The task - Copy out the listing that follows exactly, dropping every picture.

Material -

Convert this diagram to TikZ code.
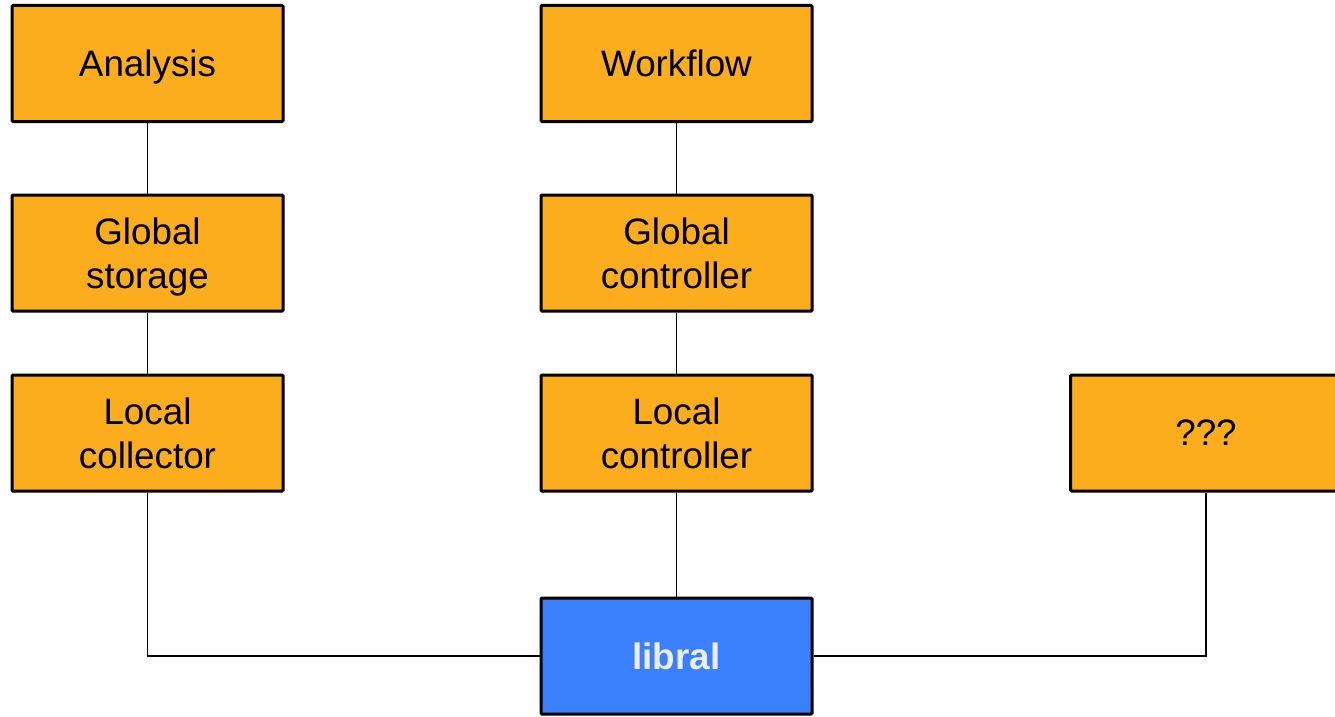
\documentclass[tikz,border=0pt]{standalone}
\usepackage{fontspec}
\setmainfont{Liberation Sans}
\definecolor{boxorange}{HTML}{FCAD1D}
\definecolor{boxblue}{HTML}{3A7FFC}
\definecolor{libtext}{HTML}{EEEEEE}
\begin{document}
\begin{tikzpicture}[x=0.75pt,y=-0.75pt,
  comp/.style={draw=black, line width=2.25pt, fill=boxorange, minimum width=271*0.75pt, minimum height=116*0.75pt, inner sep=0pt, align=center, font=\fontsize{27.6}{32.5}\selectfont, text depth=0pt, rounded corners=0.8pt},
  core/.style={comp, fill=boxblue, text=libtext, font=\fontsize{27.6}{32.5}\selectfont\bfseries},
  link/.style={line width=1pt, draw=black}]
\useasboundingbox (0,0) rectangle (1335,717);
\begin{scope}
\clip (0,0) rectangle (1335,717);
\node[comp] (an) at (147.5,63.5) {Analysis};
\node[comp] (gs) at (147.5,253) {Global\\storage};
\node[comp] (lc) at (147.5,433) {Local\\collector};
\node[comp] (wf) at (676.5,63.5) {Workflow};
\node[comp] (gc) at (676.5,253) {Global\\controller};
\node[comp] (lctl) at (676.5,433) {Local\\controller};
\node[comp] (q) at (1206,433) {???};
\node[core] (lib) at (676.5,656) {libral};
\draw[link] (an) -- (gs);
\draw[link] (gs) -- (lc);
\draw[link] (wf) -- (gc);
\draw[link] (gc) -- (lctl);
\draw[link] (lctl) -- (lib);
\draw[link] (lc.south) |- (lib.west);
\draw[link] (q.south) |- (lib.east);
\end{scope}
\end{tikzpicture}
\end{document}
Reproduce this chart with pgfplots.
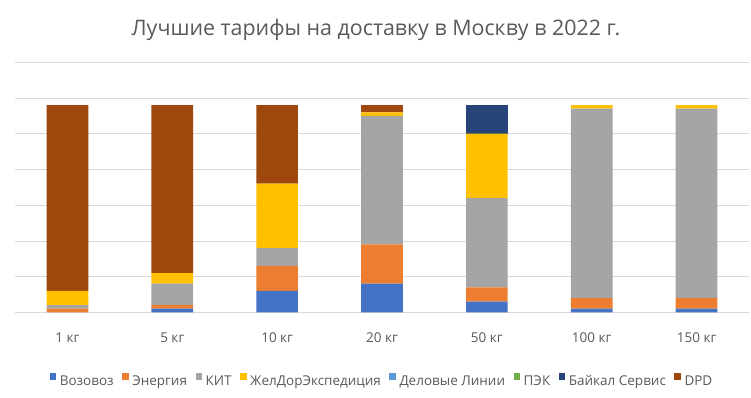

Output of the exercise -
Convert this diagram to TikZ code.
\documentclass[tikz,border=0pt]{standalone}
\usepackage{fontspec}
\setmainfont{Liberation Sans}
\definecolor{boxorange}{HTML}{FCAD1D}
\definecolor{boxblue}{HTML}{3A7FFC}
\definecolor{libtext}{HTML}{EEEEEE}
\begin{document}
\begin{tikzpicture}[x=0.75pt,y=-0.75pt,
  comp/.style={draw=black, line width=2.25pt, fill=boxorange, minimum width=271*0.75pt, minimum height=116*0.75pt, inner sep=0pt, align=center, font=\fontsize{27.6}{32.5}\selectfont, text depth=0pt, rounded corners=0.8pt},
  core/.style={comp, fill=boxblue, text=libtext, font=\fontsize{27.6}{32.5}\selectfont\bfseries},
  link/.style={line width=1pt, draw=black}]
\useasboundingbox (0,0) rectangle (1335,717);
\begin{scope}
\clip (0,0) rectangle (1335,717);
\node[comp] (an) at (147.5,63.5) {Analysis};
\node[comp] (gs) at (147.5,253) {Global\\storage};
\node[comp] (lc) at (147.5,433) {Local\\collector};
\node[comp] (wf) at (676.5,63.5) {Workflow};
\node[comp] (gc) at (676.5,253) {Global\\controller};
\node[comp] (lctl) at (676.5,433) {Local\\controller};
\node[comp] (q) at (1206,433) {???};
\node[core] (lib) at (676.5,656) {libral};
\draw[link] (an) -- (gs);
\draw[link] (gs) -- (lc);
\draw[link] (wf) -- (gc);
\draw[link] (gc) -- (lctl);
\draw[link] (lctl) -- (lib);
\draw[link] (lc.south) |- (lib.west);
\draw[link] (q.south) |- (lib.east);
\end{scope}
\end{tikzpicture}
\end{document}
Reproduce this chart with pgfplots.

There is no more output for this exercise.